Listening to the Frontlines: Markzin Anchors Climate Research with Assam's Tea Garden Communities

The people who sustain India's tea industry are already living climate change. We went to listen.
At Markzin, in partnership with the Ethical Tea Partnership (ETP), our work with tea garden communities through Unnatea — our digital platform empowering workers to access government social protection schemes — has always been rooted in one principle: listen first, build with purpose.
This time, we took that principle into a different kind of study.
The Research Initiative
In partnership with De Montfort University (DMU), Leicester, UK, the Ethical Tea Partnership (ETP), and McLeod Russel India Ltd, Markzin anchored a qualitative research initiative to understand how tea garden communities in Assam experience climate change — not through datasets, but through their own narratives.
Through in-depth conversations with workers and community members across Dirial and Dirok Tea Estates — conducted via the Udayini Programme (ETP) — what we heard was striking:
Key Findings
A landscape visibly transforming — shade trees disappearing, rainfall patterns they've known for generations no longer holding true, water sources receding
Direct impacts on health, harvests, and daily working conditions — changing seasons disrupting the routines that sustain livelihoods
A quiet but mounting burden on women, who carry the weight of both the garden and the home
And yet — remarkable resilience.
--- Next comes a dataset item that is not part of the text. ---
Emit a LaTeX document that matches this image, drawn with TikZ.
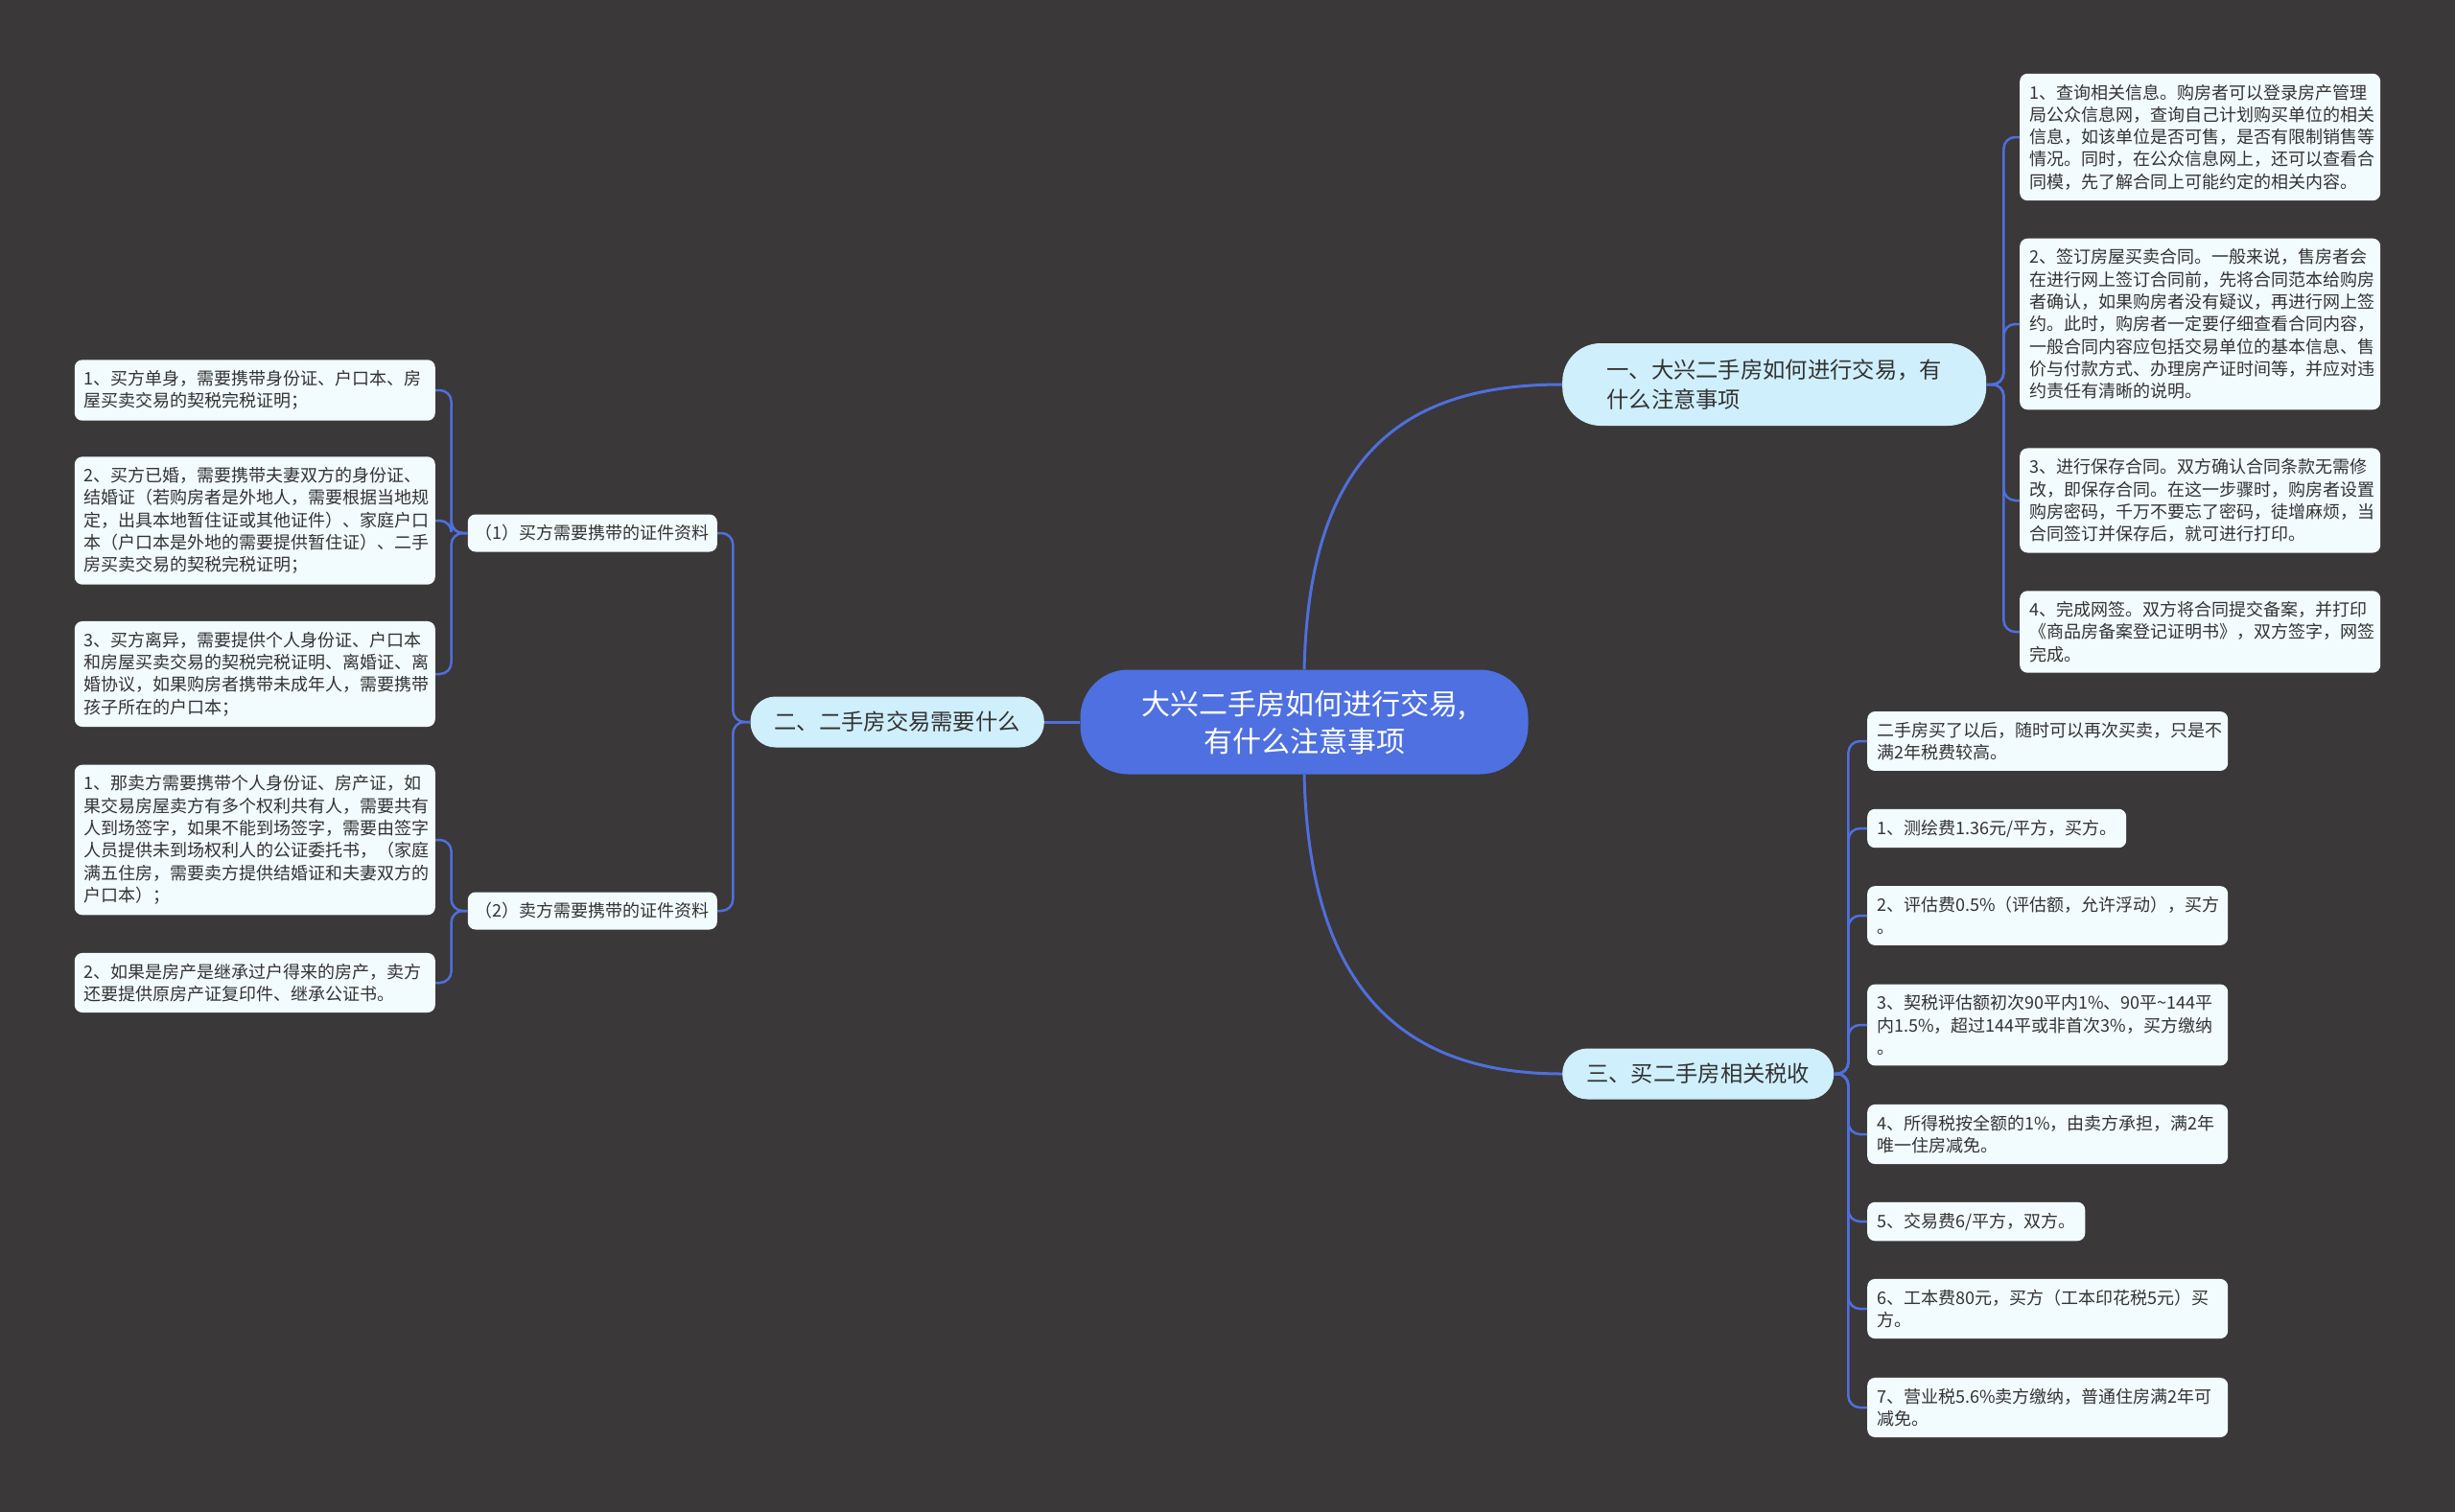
\documentclass[tikz,border=0pt]{standalone}
\usepackage{fontspec}
\setmainfont{Noto Sans CJK SC}

\definecolor{bgdark}{HTML}{3A3839}
\definecolor{rootblue}{HTML}{4E70E0}
\definecolor{linkblue}{HTML}{4F6FDC}
\definecolor{branchfill}{HTML}{CFEFFC}
\definecolor{leaffill}{HTML}{F2FBFE}
\definecolor{inkgray}{HTML}{333333}

\begin{document}
\begin{tikzpicture}[x=1pt, y=-1pt,
  rootbox/.style={fill=rootblue, text=white, rounded corners=50pt, align=center, minimum width=467pt, minimum height=109pt, font=\fontsize{30}{39}\selectfont},
  branchbox/.style={fill=branchfill, text=inkgray, rounded corners=26pt, align=left, inner xsep=25pt, minimum height=53pt, font=\fontsize{23.3}{31}\selectfont},
  subbox/.style={fill=leaffill, text=inkgray, rounded corners=8pt, minimum width=260pt, minimum height=39pt, font=\fontsize{18}{23.3}\selectfont},
  leafbase/.style={fill=leaffill, text=inkgray, rounded corners=8pt, align=left, inner xsep=10pt, inner ysep=11pt, font=\fontsize{18}{23.3}\selectfont},
  leafbox/.style={leafbase, text width=356pt},
  mainlink/.style={draw=linkblue, line width=3pt},
  sublink/.style={draw=linkblue, line width=2.5pt, rounded corners=12pt}]

  % Background
  \fill[bgdark] (0,0) rectangle (2560,1577);
  \useasboundingbox (0,0) rectangle (2560,1577);

  % Root
  \node[rootbox] (root) at (1360,753) {大兴二手房如何进行交易,\\有什么注意事项};

  % Branches
  \node[branchbox, anchor=west, rounded corners=40pt, inner xsep=42pt, minimum width=442pt, minimum height=86pt] (b1) at (1629,401) {一、大兴二手房如何进行交易，有\\什么注意事项};
  \node[branchbox, anchor=east] (b2) at (1089,753) {二、二手房交易需要什么};
  \node[branchbox, anchor=west] (b3) at (1629,1120) {三、买二手房相关税收};

  % Branch 1 leaves
  \node[leafbox, anchor=west] (l1) at (2106,143) {1、查询相关信息。购房者可以登录房产管理\\局公众信息网，查询自己计划购买单位的相关\\信息，如该单位是否可售，是否有限制销售等\\情况。同时，在公众信息网上，还可以查看合\\同模，先了解合同上可能约定的相关内容。};
  \node[leafbox, anchor=west] (l2) at (2106,338) {2、签订房屋买卖合同。一般来说，售房者会\\在进行网上签订合同前，先将合同范本给购房\\者确认，如果购房者没有疑议，再进行网上签\\约。此时，购房者一定要仔细查看合同内容，\\一般合同内容应包括交易单位的基本信息、售\\价与付款方式、办理房产证时间等，并应对违\\约责任有清晰的说明。};
  \node[leafbox, anchor=west] (l3) at (2106,522) {3、进行保存合同。双方确认合同条款无需修\\改，即保存合同。在这一步骤时，购房者设置\\购房密码，千万不要忘了密码，徒增麻烦，当\\合同签订并保存后，就可进行打印。};
  \node[leafbox, anchor=west] (l4) at (2106,659) {4、完成网签。双方将合同提交备案，并打印\\《商品房备案登记证明书》，双方签字，网签\\完成。};

  % Branch 2 sub-branches
  \node[subbox, anchor=east] (s1) at (748,556) {（1）买方需要携带的证件资料};
  \node[subbox, anchor=east] (s2) at (748,950) {（2）卖方需要携带的证件资料};

  % Buyer documents
  \node[leafbox, anchor=east] (a1) at (454,407) {1、买方单身，需要携带身份证、户口本、房\\屋买卖交易的契税完税证明；};
  \node[leafbox, anchor=east] (a2) at (454,543) {2、买方已婚，需要携带夫妻双方的身份证、\\结婚证（若购房者是外地人，需要根据当地规\\定，出具本地暂住证或其他证件）、家庭户口\\本（户口本是外地的需要提供暂住证）、二手\\房买卖交易的契税完税证明；};
  \node[leafbox, anchor=east] (a3) at (454,703) {3、买方离异，需要提供个人身份证、户口本\\和房屋买卖交易的契税完税证明、离婚证、离\\婚协议，如果购房者携带未成年人，需要携带\\孩子所在的户口本；};

  % Seller documents
  \node[leafbox, anchor=east] (p1) at (454,876) {1、那卖方需要携带个人身份证、房产证，如\\果交易房屋卖方有多个权利共有人，需要共有\\人到场签字，如果不能到场签字，需要由签字\\人员提供未到场权利人的公证委托书，（家庭\\满五住房，需要卖方提供结婚证和夫妻双方的\\户口本）；};
  \node[leafbox, anchor=east] (p2) at (454,1025) {2、如果是房产是继承过户得来的房产，卖方\\还要提供原房产证复印件、继承公证书。};

  % Branch 3 leaves (taxes)
  \node[leafbox, anchor=west] (t0) at (1947,773) {二手房买了以后，随时可以再次买卖，只是不\\满2年税费较高。};
  \node[leafbase, anchor=west] (t1) at (1947,864) {1、测绘费1.36元/平方，买方。};
  \node[leafbox, anchor=west] (t2) at (1947,955) {2、评估费0.5\%（评估额，允许浮动），买方\\。};
  \node[leafbox, anchor=west] (t3) at (1947,1069) {3、契税评估额初次90平内1\%、90平\textasciitilde144平\\内1.5\%，超过144平或非首次3\%，买方缴纳\\。};
  \node[leafbox, anchor=west] (t4) at (1947,1183) {4、所得税按全额的1\%，由卖方承担，满2年\\唯一住房减免。};
  \node[leafbase, anchor=west] (t5) at (1947,1274) {5、交易费6/平方，双方。};
  \node[leafbox, anchor=west] (t6) at (1947,1365) {6、工本费80元，买方（工本印花税5元）买\\方。};
  \node[leafbox, anchor=west] (t7) at (1947,1468) {7、营业税5.6\%卖方缴纳，普通住房满2年可\\减免。};

  % Root to branches
  \draw[mainlink] (root.north) .. controls +(5,-220) and +(-170,0) .. (b1.west);
  \draw[mainlink] (root.south) .. controls +(5,220) and +(-170,0) .. (b3.west);
  \draw[mainlink] (root.west) -- (b2.east);

  % Branches to children
  \foreach \n in {l1,l2,l3,l4}
    \draw[sublink] (b1.east) -- ++(18,0) |- (\n.west);
  \foreach \n in {t0,t1,t2,t3,t4,t5,t6,t7}
    \draw[sublink] (b3.east) -- ++(15,0) |- (\n.west);
  \foreach \n in {s1,s2}
    \draw[sublink] (b2.west) -- ++(-18,0) |- (\n.east);
  \foreach \n in {a1,a2,a3}
    \draw[sublink] (s1.west) -- ++(-17,0) |- (\n.east);
  \foreach \n in {p1,p2}
    \draw[sublink] (s2.west) -- ++(-17,0) |- (\n.east);
\end{tikzpicture}
\end{document}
Communities planting trees, organizing waste drives, adapting routines, and above all, investing everything in education for the next generation
What This Means
This research reinforces what we've seen firsthand through Unnatea — that tea garden communities are resourceful, deeply aware of the changes around them, and ready to engage with solutions that respect their reality. Our role is to keep building tools and generating evidence that amplify their voice.
Acknowledgements
A sincere thank you to Prof. Raghu Raghavan and the DMU team for the academic leadership, our field researchers for their sensitive and thorough work, the Dirial and Dirok Tea Estate management for their cooperation, and every community member who trusted us with their story.
Climate adaptation in the tea sector must start with the people at its heart. We're committed to ensuring their experiences shape the conversation.